Talk Of Fedora As A Rolling-Release Distribution

Collapse
X
 
  • Filter
  • Time
  • Show
Clear All
new posts

  • Nevertime
    replied
    Fedora already supply's an up to date kernal about a week after a new one's released. It also sometimes updates the gui and the web browser. Basicly, by default it's as much of a rolling release as opensuses tumbleweed ever was. As an ocasional fedora user it seems like it already updates the things i care about. Bigger changes i can comfortably wait six months for for the sake of stability. I understand someusers may have had bad expiriance with fedora and I'm not currently an active fedora user but i can't think of a single issue I've ever had with fedora (might be my poor memory) in the past... other than it not working with my proprietary printer driver, which is why I won't put it on my laptop. Basicly, for my hardware at least, things seem good the way they they are.

    Leave a comment:


  • AdamW
    replied
    Originally posted by chithanh View Post
    I predict that before long, all desktop distros will adopt a rolling-release model. Maybe they will update the plumbing only in set intervals.
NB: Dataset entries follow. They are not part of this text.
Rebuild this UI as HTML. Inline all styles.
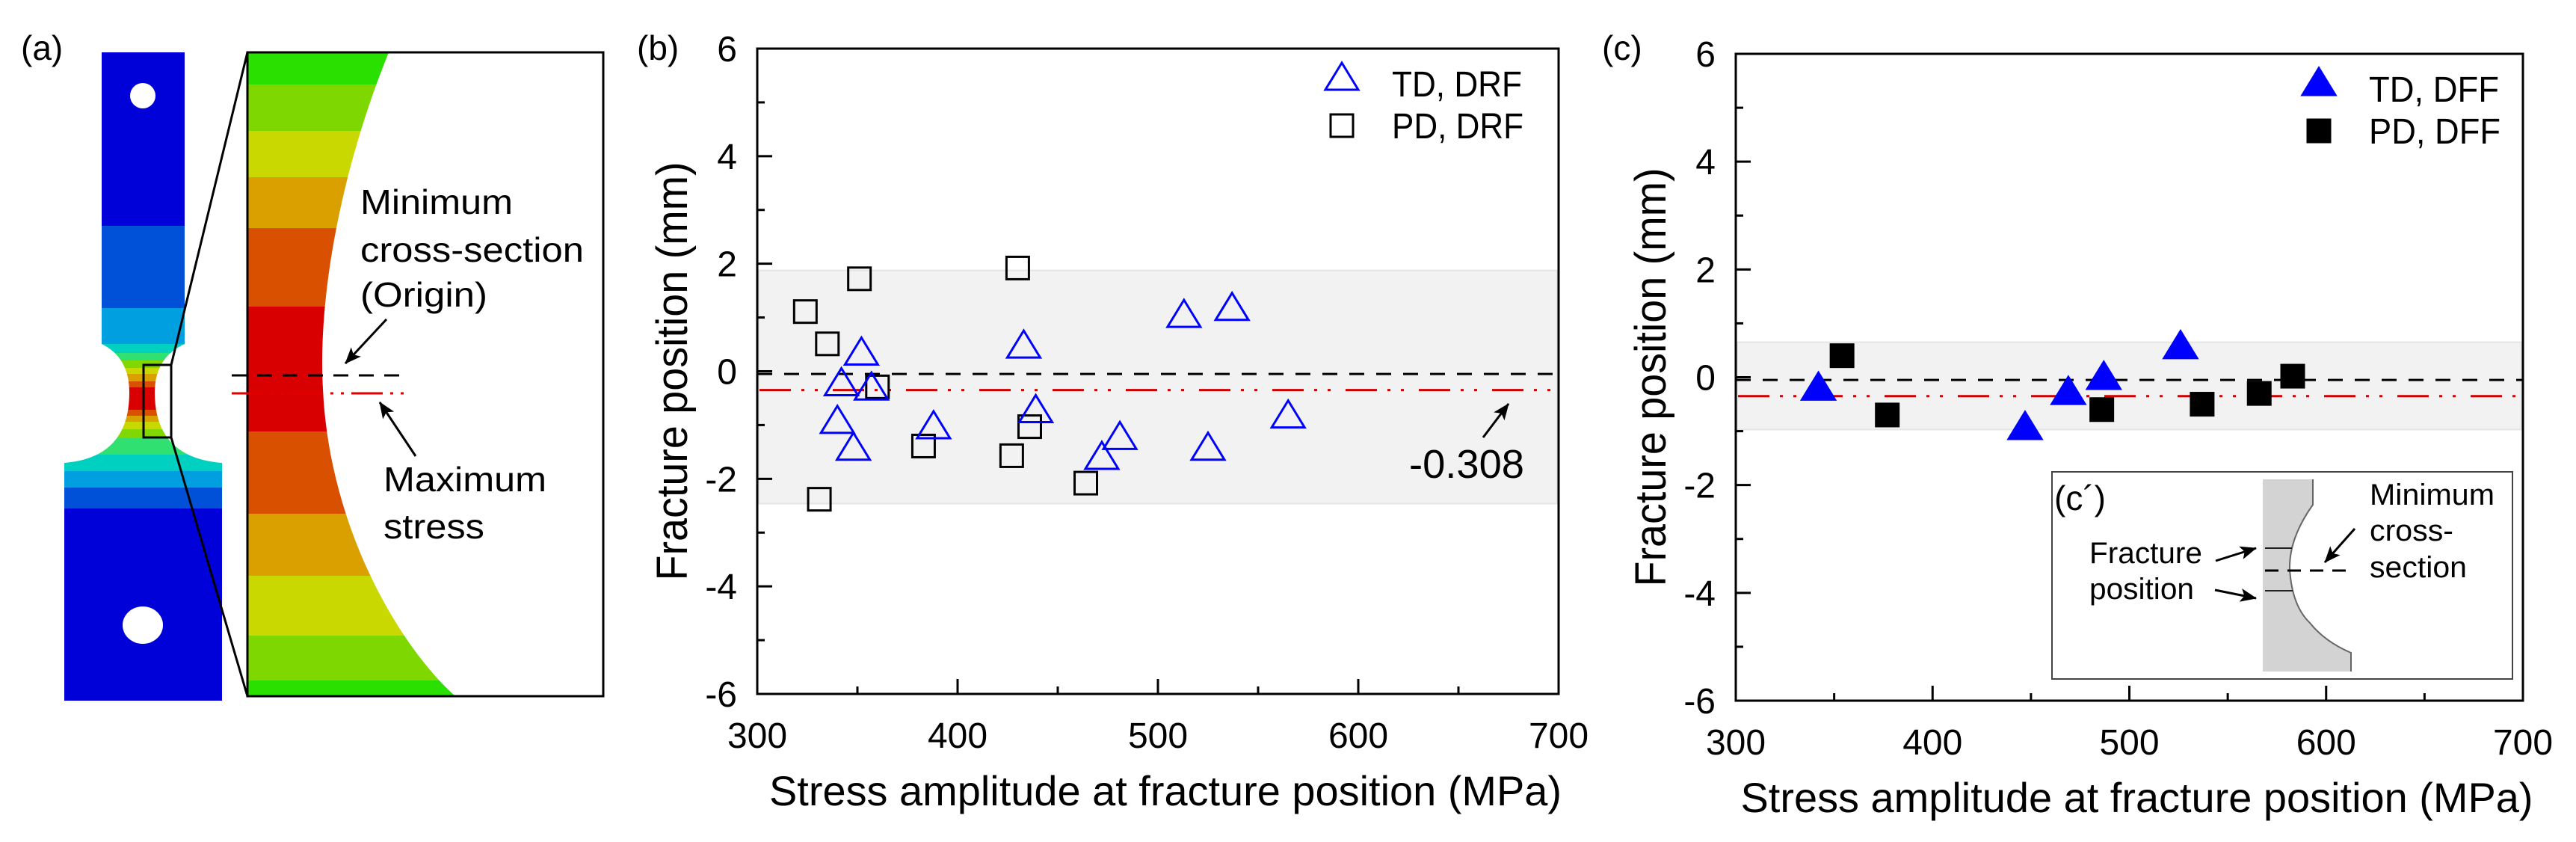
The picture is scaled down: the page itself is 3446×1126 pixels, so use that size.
<!DOCTYPE html>
<html><head><meta charset="utf-8"><style>
html,body{margin:0;padding:0;background:#fff}
svg{display:block;font-family:"Liberation Sans",Arial,sans-serif}
</style></head><body>
<svg id="fig" width="3446" height="1126" viewBox="0 0 3446 1126" xmlns="http://www.w3.org/2000/svg">
<defs>
<clipPath id="specClip"><path d="M136,70 H247 V460 Q207,478 207,525 Q207,612 297,619 V937 H86 V619 Q173,612 173,525 Q173,478 136,460 Z"/></clipPath>
<clipPath id="insetClip"><rect x="331" y="70" width="476" height="861"/></clipPath>
<marker id="arr" markerWidth="8" markerHeight="8" refX="7" refY="4" orient="auto" markerUnits="userSpaceOnUse" viewBox="0 0 8 8"><path d="M0,0 L8,4 L0,8 Z" fill="#000"/></marker>
<marker id="arrB" markerWidth="22" markerHeight="18" refX="21" refY="9" orient="auto" markerUnits="userSpaceOnUse"><path d="M0,0 L22,9 L0,18 L5,9 Z" fill="#000"/></marker>
</defs>

<!-- Panel (a) -->
<g>
<text x="28" y="80" font-size="46">(a)</text>
<g clip-path="url(#specClip)">
<rect x="80" y="70" width="230" height="232" fill="#0000d8"/>
<rect x="80" y="302" width="230" height="110" fill="#0050d8"/>
<rect x="80" y="412" width="230" height="48" fill="#00a0e0"/>
<rect x="80" y="460" width="230" height="12" fill="#00d0c0"/>
<rect x="80" y="472" width="230" height="10" fill="#30e070"/>
<rect x="80" y="482" width="230" height="10" fill="#80d800"/>
<rect x="80" y="492" width="230" height="8" fill="#c8d800"/>
<rect x="80" y="500" width="230" height="10" fill="#daa000"/>
<rect x="80" y="510" width="230" height="8" fill="#d85000"/>
<rect x="80" y="518" width="230" height="30" fill="#d80000"/>
<rect x="80" y="548" width="230" height="8" fill="#d85000"/>
<rect x="80" y="556" width="230" height="8" fill="#daa000"/>
<rect x="80" y="564" width="230" height="10" fill="#c8d800"/>
<rect x="80" y="574" width="230" height="12" fill="#80d800"/>
<rect x="80" y="586" width="230" height="22" fill="#30e070"/>
<rect x="80" y="608" width="230" height="22" fill="#00d0c0"/>
<rect x="80" y="630" width="230" height="22" fill="#00a0e0"/>
<rect x="80" y="652" width="230" height="28" fill="#0050d8"/>
<rect x="80" y="680" width="230" height="260" fill="#0000d8"/>
</g>
<circle cx="191" cy="128" r="17" fill="#fff"/>
<ellipse cx="191" cy="836" rx="27" ry="25" fill="#fff"/>
<rect x="192" y="488" width="37" height="97" fill="none" stroke="#000" stroke-width="3"/>
<line x1="229" y1="488" x2="331" y2="70" stroke="#000" stroke-width="3"/>
<line x1="229" y1="585" x2="331" y2="931" stroke="#000" stroke-width="3"/>
<g clip-path="url(#insetClip)">
<rect x="331" y="70" width="476" height="43" fill="#2ae000"/>
<rect x="331" y="113" width="476" height="62" fill="#7ed800"/>
<rect x="331" y="175" width="476" height="62" fill="#c8d800"/>
<rect x="331" y="237" width="476" height="68" fill="#daa000"/>
<rect x="331" y="305" width="476" height="105" fill="#d85000"/>
<rect x="331" y="410" width="476" height="167" fill="#d80000"/>
<rect x="331" y="577" width="476" height="110" fill="#d85000"/>
<rect x="331" y="687" width="476" height="83" fill="#daa000"/>
<rect x="331" y="770" width="476" height="80" fill="#c8d800"/>
<rect x="331" y="850" width="476" height="60" fill="#7ed800"/>
<rect x="331" y="910" width="476" height="21" fill="#2ae000"/>
<path d="M520,70 C455,230 425,400 432,520 C440,700 530,860 609,931 L807,931 L807,70 Z" fill="#fff"/>
</g>
<rect x="331" y="70" width="476" height="861" fill="none" stroke="#000" stroke-width="3"/>
<line x1="310" y1="502" x2="547" y2="502" stroke="#000" stroke-width="3" stroke-dasharray="20 14"/>
<line x1="310" y1="526" x2="547" y2="526" stroke="#e00000" stroke-width="3" stroke-dasharray="42 10 4 10 4 10"/>
<text x="482" y="286" font-size="46" textLength="204" lengthAdjust="spacingAndGlyphs">Minimum</text>
<text x="482" y="350" font-size="46" textLength="299" lengthAdjust="spacingAndGlyphs">cross-section</text>
<text x="482" y="410" font-size="46" textLength="170" lengthAdjust="spacingAndGlyphs">(Origin)</text>
<line x1="517" y1="427" x2="462" y2="486" stroke="#000" stroke-width="3" marker-end="url(#arrB)"/>
<text x="513" y="657" font-size="46" textLength="218" lengthAdjust="spacingAndGlyphs">Maximum</text>
<text x="513" y="720" font-size="46" textLength="135" lengthAdjust="spacingAndGlyphs">stress</text>
<line x1="556" y1="610" x2="508" y2="538" stroke="#000" stroke-width="3" marker-end="url(#arrB)"/>
</g>

<g id="panelB"></g>
<g id="panelC"></g>
</svg>

<script>
// ---- Panel (b) data: DRF ----
const tdDrfX = [352, 342, 340, 348, 357, 388, 433, 439, 472, 481, 513, 537, 525, 565];
const tdDrfY = [0.32, -0.25, -0.95, -1.45, -0.33, -1.05, 0.45, -0.75, -1.62, -1.25, 1.02, 1.15, -1.45, -0.85];
const pdDrfX = [324, 335, 351, 331, 360, 383, 430, 427, 436, 464];
const pdDrfY = [1.11, 0.51, 1.72, -2.38, -0.29, -1.39, 1.92, -1.57, -1.03, -2.08];
// ---- Panel (c) data: DFF ----
const tdDffX = [342, 447, 469, 487, 526];
const tdDffY = [-0.22, -0.95, -0.3, -0.02, 0.55];
const pdDffX = [354, 377, 486, 537, 566, 583];
const pdDffY = [0.4, -0.7, -0.6, -0.5, -0.3, 0.02];
const xTicks = [300, 400, 500, 600, 700];
const yTicks = [-6, -4, -2, 0, 2, 4, 6];
const bandB = [1.875, -2.46];
const bandC = [0.65, -0.97];
const originVal = -0.05;
const meanB = -0.35;
const meanC = -0.35;
const meanLabel = ["-0.308"];

const NS = "http://www.w3.org/2000/svg";
function mk(parent, tag, attrs, text) {
  const e = document.createElementNS(NS, tag);
  for (const k in attrs) e.setAttribute(k, attrs[k]);
  if (text !== undefined) e.textContent = text;
  parent.appendChild(e);
  return e;
}

function drawPanel(g, cfg) {
  const L = cfg.L, R = cfg.R, T = cfg.T, B = cfg.B;
  const sx = v => L + (v - 300) / 400 * (R - L);
  const sy = v => B - (v + 6) / 12 * (B - T);
  // band
  let band = mk(g, "rect", {x: L + 2, y: sy(cfg.band[0]), width: R - L - 4, height: sy(cfg.band[1]) - sy(cfg.band[0]), fill: "#f2f2f2", stroke: "#e4e4e4", "stroke-width": 2});
  
  
  // origin line
  let ol = mk(g, "line", {x1: L, x2: R, y1: sy(originVal), y2: sy(originVal), stroke: "#000", "stroke-width": 3, "stroke-dasharray": "20 16"});
  
  
  let ml = mk(g, "line", {x1: L + 3, x2: R, y1: sy(cfg.mean), y2: sy(cfg.mean), stroke: "#d00000", "stroke-width": 3, "stroke-dasharray": "42 14 4 14 4 20"});
  
  
  // frame
  let fr = mk(g, "rect", {x: L, y: T, width: R - L, height: B - T, fill: "none", stroke: "#000", "stroke-width": 3});
  
  
  // y ticks
  for (let v = -6; v <= 6; v++) {
    const major = v % 2 === 0;
    let t = mk(g, "line", {x1: L, x2: L + (major ? 20 : 10), y1: sy(v), y2: sy(v), stroke: "#000", "stroke-width": 3});
    
    
  }
  yTicks.forEach(v => {
    let tl = mk(g, "text", {x: L - 27, y: sy(v) + 17, "font-size": 48, "text-anchor": "end"}, String(v));
    
    
  });
  for (let v = 300; v <= 700; v += 50) {
    if (v === 300 || v === 700) continue;
    const major = v % 100 === 0;
    let t = mk(g, "line", {x1: sx(v), x2: sx(v), y1: B, y2: B - (major ? 20 : 10), stroke: "#000", "stroke-width": 3});
    
    
  }
  xTicks.forEach(v => {
    let tl = mk(g, "text", {x: sx(v), y: B + 72, "font-size": 48, "text-anchor": "middle"}, String(v));
    
    
  });
  let xt = mk(g, "text", {x: (L + R) / 2 + 10, y: B + 149, "font-size": 56, "text-anchor": "middle", textLength: 1060, lengthAdjust: "spacingAndGlyphs"}, "Stress amplitude at fracture position (MPa)");
  
  
  const yc = (T + B) / 2;
  let yt = mk(g, "text", {x: 0, y: 0, "font-size": 58, "text-anchor": "middle", textLength: 560, lengthAdjust: "spacingAndGlyphs", transform: `translate(${L - 94},${yc}) rotate(-90)`}, "Fracture position (mm)");
  
  
  let pl = mk(g, "text", {x: cfg.labelX, y: 80, "font-size": 46}, cfg.label);
  
  

  const tri = (cx, cy) => `${cx - 22},${cy + 14} ${cx + 22},${cy + 14} ${cx},${cy - 22}`;
  // markers
  cfg.sq[0].forEach((x, i) => {
    const cx = sx(x), cy = sy(cfg.sq[1][i]);
    let m = mk(g, "rect", {x: cx - 15, y: cy - 15, width: 30, height: 30, fill: cfg.filled ? "#000" : "none", stroke: "#000", "stroke-width": 3});
    
    
  });
  cfg.tr[0].forEach((x, i) => {
    const cx = sx(x), cy = sy(cfg.tr[1][i]);
    let m = mk(g, "polygon", {points: tri(cx, cy), fill: cfg.filled ? "#0000ff" : "none", stroke: "#0000ff", "stroke-width": 3});
    
    
  });
  // legend
  const lx = cfg.legX, ly = cfg.legY;
  let l1 = mk(g, "polygon", {points: tri(lx, ly), fill: cfg.filled ? "#0000ff" : "none", stroke: "#0000ff", "stroke-width": 3});
  
  
  let l2 = mk(g, "rect", {x: lx - 15, y: ly + 47, width: 30, height: 30, fill: cfg.filled ? "#000" : "none", stroke: "#000", "stroke-width": 3});
  
  
  let l3 = mk(g, "text", {x: lx + 67, y: ly + 23, "font-size": 48, textLength: 174, lengthAdjust: "spacingAndGlyphs"}, cfg.legTD);
  
  
  let l4 = mk(g, "text", {x: lx + 67, y: ly + 79, "font-size": 48, textLength: 176, lengthAdjust: "spacingAndGlyphs"}, cfg.legPD);
  
  
  return {sx, sy};
}

const gb = document.getElementById("panelB");
const b = drawPanel(gb, {L: 1013, R: 2085, T: 65, B: 928, band: bandB, mean: meanB,
  sq: [pdDrfX, pdDrfY], tr: [tdDrfX, tdDrfY], filled: false, label: "(b)", labelX: 852,
  legX: 1795, legY: 106, legTD: "TD, DRF", legPD: "PD, DRF"});
let ann = mk(gb, "text", {x: 1885, y: 639, "font-size": 54, textLength: 154, lengthAdjust: "spacingAndGlyphs"}, meanLabel[0]);


let annA = mk(gb, "line", {x1: 1984, y1: 585, x2: 2018, y2: 540, stroke: "#000", "stroke-width": 3, "marker-end": "url(#arrB)"});



const gc = document.getElementById("panelC");
drawPanel(gc, {L: 2322, R: 3375, T: 72, B: 937, band: bandC, mean: meanC,
  sq: [pdDffX, pdDffY], tr: [tdDffX, tdDffY], filled: true, label: "(c)", labelX: 2143,
  legX: 3102, legY: 113, legTD: "TD, DFF", legPD: "PD, DFF"});

// inset (c')
const ins = mk(gc, "g", {});


mk(ins, "rect", {x: 2745, y: 631, width: 616, height: 277, fill: "#fff", stroke: "#444", "stroke-width": 2});
mk(ins, "path", {d: "M3027,641 H3094 V675 Q3062,720 3063,761 Q3066,810 3090,833 Q3110,858 3145,873 V898 H3027 Z", fill: "#d3d3d3", stroke: "none"});
mk(ins, "path", {d: "M3094,641 V675 Q3062,720 3063,761 Q3066,810 3090,833 Q3110,858 3145,873 V898", fill: "none", stroke: "#666", "stroke-width": 2});
mk(ins, "line", {x1: 3030, x2: 3066, y1: 733, y2: 733, stroke: "#222", "stroke-width": 2});
mk(ins, "line", {x1: 3030, x2: 3067, y1: 790, y2: 790, stroke: "#222", "stroke-width": 2});
mk(ins, "line", {x1: 3030, x2: 3142, y1: 763, y2: 763, stroke: "#000", "stroke-width": 3, "stroke-dasharray": "18 12"});
let ct = mk(ins, "text", {x: 2748, y: 682, "font-size": 46}, "(c\u00b4)");


mk(ins, "text", {x: 2795, y: 753, "font-size": 40, textLength: 151, lengthAdjust: "spacingAndGlyphs"}, "Fracture");
mk(ins, "text", {x: 2795, y: 801, "font-size": 40, textLength: 140, lengthAdjust: "spacingAndGlyphs"}, "position");
mk(ins, "text", {x: 3170, y: 675, "font-size": 40, textLength: 167, lengthAdjust: "spacingAndGlyphs"}, "Minimum");
mk(ins, "text", {x: 3170, y: 723, "font-size": 40, textLength: 112, lengthAdjust: "spacingAndGlyphs"}, "cross-");
mk(ins, "text", {x: 3170, y: 772, "font-size": 40, textLength: 130, lengthAdjust: "spacingAndGlyphs"}, "section");
mk(ins, "line", {x1: 2964, y1: 750, x2: 3018, y2: 733, stroke: "#000", "stroke-width": 3, "marker-end": "url(#arrB)"});
mk(ins, "line", {x1: 2963, y1: 789, x2: 3018, y2: 800, stroke: "#000", "stroke-width": 3, "marker-end": "url(#arrB)"});
mk(ins, "line", {x1: 3150, y1: 707, x2: 3110, y2: 752, stroke: "#000", "stroke-width": 3, "marker-end": "url(#arrB)"});
</script>
</body></html>
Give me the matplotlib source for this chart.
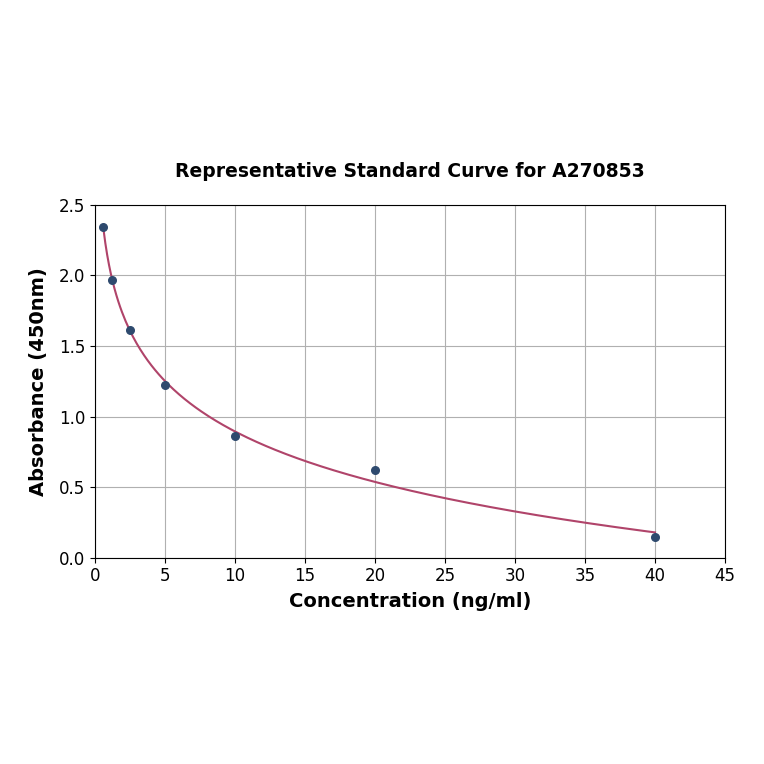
import numpy as np
import matplotlib
matplotlib.use("Agg")
import matplotlib.pyplot as plt

# standard points
conc = np.array([0.625, 1.25, 2.5, 5, 10, 20, 40])
absorb = np.array([2.34, 1.97, 1.61, 1.22, 0.86, 0.62, 0.15])

x_ticks = [0, 5, 10, 15, 20, 25, 30, 35, 40, 45]
y_ticks = [0.0, 0.5, 1.0, 1.5, 2.0, 2.5]

# log fit through the points for the curve
coef = np.polyfit(np.log(conc), absorb, 1)
xs = np.linspace(conc.min(), conc.max(), 300)
ys = np.polyval(coef, np.log(xs))

fig = plt.figure(figsize=(7.64, 7.64), dpi=100)
ax = fig.add_axes([0.124, 0.270, 0.825, 0.462])

ax.plot(xs, ys, color='#b0446a', lw=1.5, zorder=2)
ax.scatter(conc, absorb, color='#2e4a6e', s=30, zorder=3)

ax.set_xlim(0, 45)
ax.set_ylim(0, 2.5)
ax.set_xticks(x_ticks)
ax.set_yticks(y_ticks)
ax.tick_params(labelsize=12)
ax.grid(True, color='#b0b0b0', lw=0.8)
ax.set_axisbelow(True)

ax.set_xlabel("Concentration (ng/ml)", fontsize=14, fontweight='bold', labelpad=5)
ax.set_ylabel("Absorbance (450nm)", fontsize=14, fontweight='bold', labelpad=8)
ax.set_title("Representative Standard Curve for A270853", fontsize=13.5, fontweight='bold', pad=20)

fig.savefig("out.png", dpi=100)
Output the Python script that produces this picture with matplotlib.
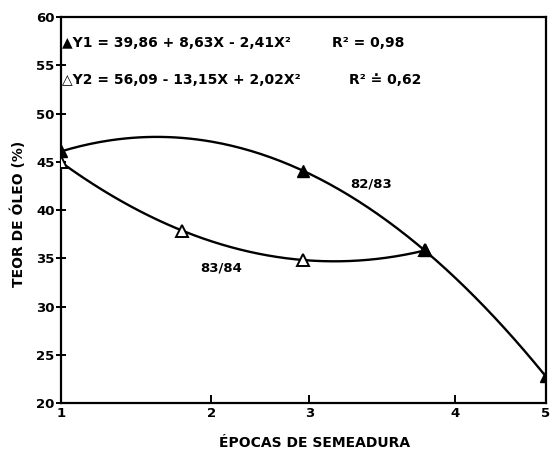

But all the user-facing stuff is developed in a speed which makes a period of several months between releases seem unsuitable. This is most apparent with web browsers, where Mozilla and Google have a release cycle measured in weeks, not months.

    If I understand correctly, Fedora is already a partially rolling release today (the kernel package).
    It becomes kind of a matter of semantics. Simply put, we update 'stable' Fedora releases to the latest stable upstream kernel, we no longer leave them on the kernel branch they were on when they were released. F16, F17 and F18 are all on kernel 3.6.5 right now.

    We do the same for Firefox too, we follow the upstream releases. It's not feasible to do anything else, really. F16, F17 and F18 all have Firefox 16. We don't officially package Chrom(e/ium), so that's not a problem.

    Leave a comment:


  • disi
    replied
    Originally posted by Xake View Post
    I always have troubles seeing Rawhide as a rolling-release-thing. This since Rawhide for me is where people commit anything, no matter how broken it is. There is no quality control. And once in a while it is branched and worked into something that actually starts and more or less works once in a while.
    If Fedora really had something useful as rolling release, they would have a branch following Rawhide, which did, for example pull a package from Rawhide when its bohdi-karma got good enough, or when it had been in Rawhide without bad karma long enough.
    That way Fedora would also have something rolling release like, that was probably more stable and tested when it was time for a release-branch, letting the devs focus more on the release-things (i.e. Anaconda).
    It could be done similar to Gentoo. rawHide as the testing branch and next to is a 'Stable' branch.
    Once a package is stable enough in rawhide, it moves into stable.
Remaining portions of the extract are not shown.